Cider is interesting idea. I’ve been chopping up fresh fruit in my last view brew as a way to boost the Alcohol Content a couple percent. I tried it at first for flavor but noticed the enhancing effect. Yeast likes adding fruit sugars to a balanced diet…
Only the freshest jenkem, straight from the source.
Brewing is a traditional (dating back to really early times) way of turning possibly contaminated water into something which is safe to drink and which can be stored. That’s possibly a bit incomprehensible to people who think ‘clean drinking water’ grows on its own in pipes which just exist and who can’t imagine drinking anything which contains alcohol except with the intent to get blind drunk as quickly as possible (who thus usually prefer taste-free industrially produced alcohol – sold as Wodka – mixed with fruit juice).
Kind of tough to do beer brewing in my apartment, but I’ve been thinking of brewing up some kvass. That’s pretty easy to make, and I’ve been curious what it tastes like.

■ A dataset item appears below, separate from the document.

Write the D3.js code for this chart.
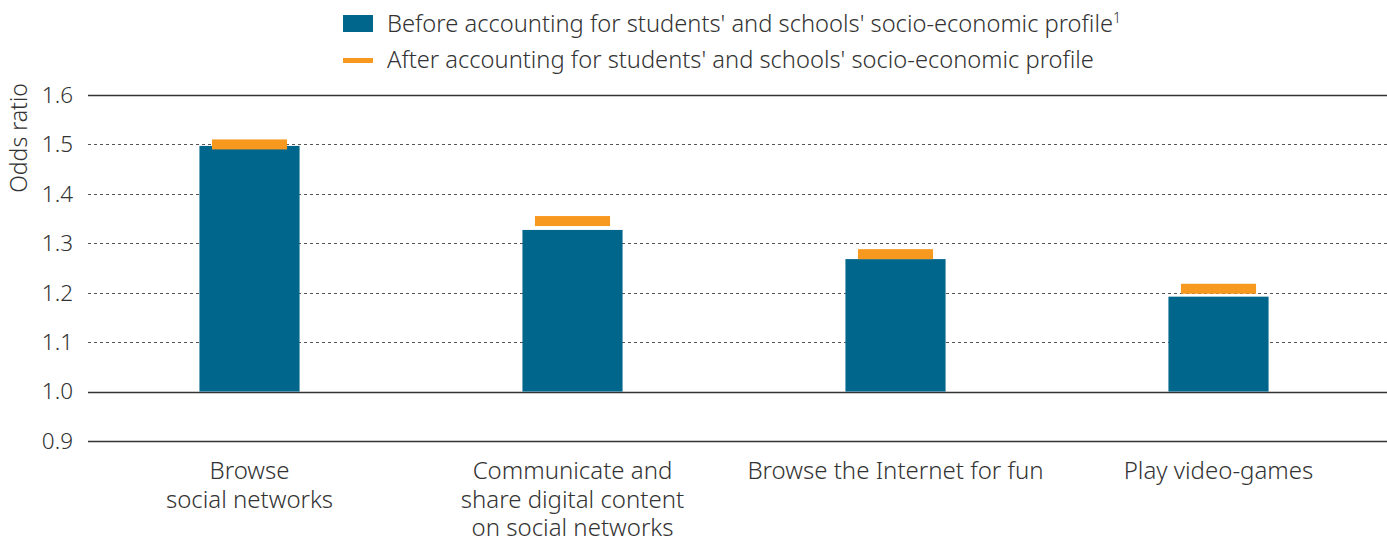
<!DOCTYPE html>
<html>
<head>
<meta charset="utf-8">
<script src="https://cdn.jsdelivr.net/npm/d3@7"></script>
<style>
  body { margin: 0; background: #fff; }
  svg { font-family: "Noto Sans", sans-serif; font-weight: 300; fill: #333; }
</style>
</head>
<body>
<svg id="chart" width="1387" height="539"></svg>
<script>
// chart values
var categories = [
  ['Browse', 'social networks'],
  ['Communicate and', 'share digital content', 'on social networks'],
  ['Browse the Internet for fun'],
  ['Play video-games']
]
var beforeValues = [1.497, 1.327, 1.268, 1.192]
var afterValues = [1.500, 1.345, 1.278, 1.208]
var yTicks = [0.9, 1.0, 1.1, 1.2, 1.3, 1.4, 1.5, 1.6]

var blue = '#00668c'
var orange = '#f7981f'

var svg = d3.select('#chart')
var plotLeft = 88, plotRight = 1380, plotTop = 95, plotBottom = 441

var x = d3.scaleBand()
  .domain(d3.range(categories.length))
  .range([plotLeft, plotRight])
  .paddingInner(0.69)
  .paddingOuter(0.345)

var y = d3.scaleLinear().domain([0.9, 1.6]).range([plotBottom, plotTop])

function isSolid (d) { return d === 0.9 || d === 1.0 || d === 1.6 }

// gridlines
svg.append('g')
  .selectAll('line')
  .data(yTicks)
  .join('line')
  .attr('x1', plotLeft)
  .attr('x2', 1387)
  .attr('y1', d => Math.round(y(d)) + 0.5)
  .attr('y2', d => Math.round(y(d)) + 0.5)
  .attr('stroke', d => isSolid(d) ? '#333' : '#555')
  .attr('stroke-width', d => isSolid(d) ? 1.3 : 1)
  .attr('stroke-dasharray', d => isSolid(d) ? null : '3,3')

// y tick labels
svg.append('g')
  .selectAll('text')
  .data(yTicks)
  .join('text')
  .attr('x', 73)
  .attr('y', d => y(d))
  .attr('dy', '0.35em')
  .attr('text-anchor', 'end')
  .style('font-size', '22.5px')
  .text(d => d3.format('.1f')(d))

svg.append('text')
  .attr('transform', 'translate(27,138) rotate(-90)')
  .attr('text-anchor', 'middle')
  .style('font-size', '23px')
  .text('Odds ratio')

// bars
svg.append('g')
  .selectAll('rect')
  .data(beforeValues)
  .join('rect')
  .attr('x', (d, i) => x(i))
  .attr('width', x.bandwidth())
  .attr('y', d => y(d))
  .attr('height', d => y(1.0) - y(d))
  .attr('fill', blue)

// after markers
var markW = x.bandwidth() * 0.75
svg.append('g')
  .selectAll('rect')
  .data(afterValues)
  .join('rect')
  .attr('x', (d, i) => x(i) + (x.bandwidth() - markW) / 2)
  .attr('width', markW)
  .attr('y', d => y(d) - 5)
  .attr('height', 10)
  .attr('fill', orange)

// x labels
var xl = svg.append('g')
  .selectAll('text')
  .data(categories)
  .join('text')
  .attr('x', (d, i) => x(i) + x.bandwidth() / 2)
  .attr('y', 479)
  .attr('text-anchor', 'middle')
  .style('font-size', '24px')
xl.selectAll('tspan')
  .data(d => d)
  .join('tspan')
  .attr('x', function () { return d3.select(this.parentNode).attr('x') })
  .attr('dy', (d, i) => i === 0 ? 0 : 28.5)
  .text(d => d)

// legend
var lg = svg.append('g')
lg.append('rect').attr('x', 343).attr('y', 15).attr('width', 30).attr('height', 17).attr('fill', blue)
lg.append('rect').attr('x', 343).attr('y', 58).attr('width', 30).attr('height', 5).attr('fill', orange)
var t1 = lg.append('text').attr('x', 387).attr('y', 32).style('font-size', '23.7px')
t1.append('tspan').text("Before accounting for students' and schools' socio-economic profile")
t1.append('tspan').attr('dy', -9).style('font-size', '14px').text('1')
lg.append('text').attr('x', 387).attr('y', 68).style('font-size', '23.7px')
  .text("After accounting for students' and schools' socio-economic profile")
</script>
</body>
</html>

Do you have a closet that isn’t full or a parking garage on the premises? Either of those places work to let the wort ferment.
I’ve been tempted lately to start making wine again, being in a apartment is the only issue. The press tends to create swarms of fruit flies.
Only other slighttt problem would be finding grapes that haven’t been soaking up fucking toxic waste. All the local places that had good grapes years ago are filled with trash now or the plants have been destroyed.
A porch with a railing is a good ladder to grow grapes.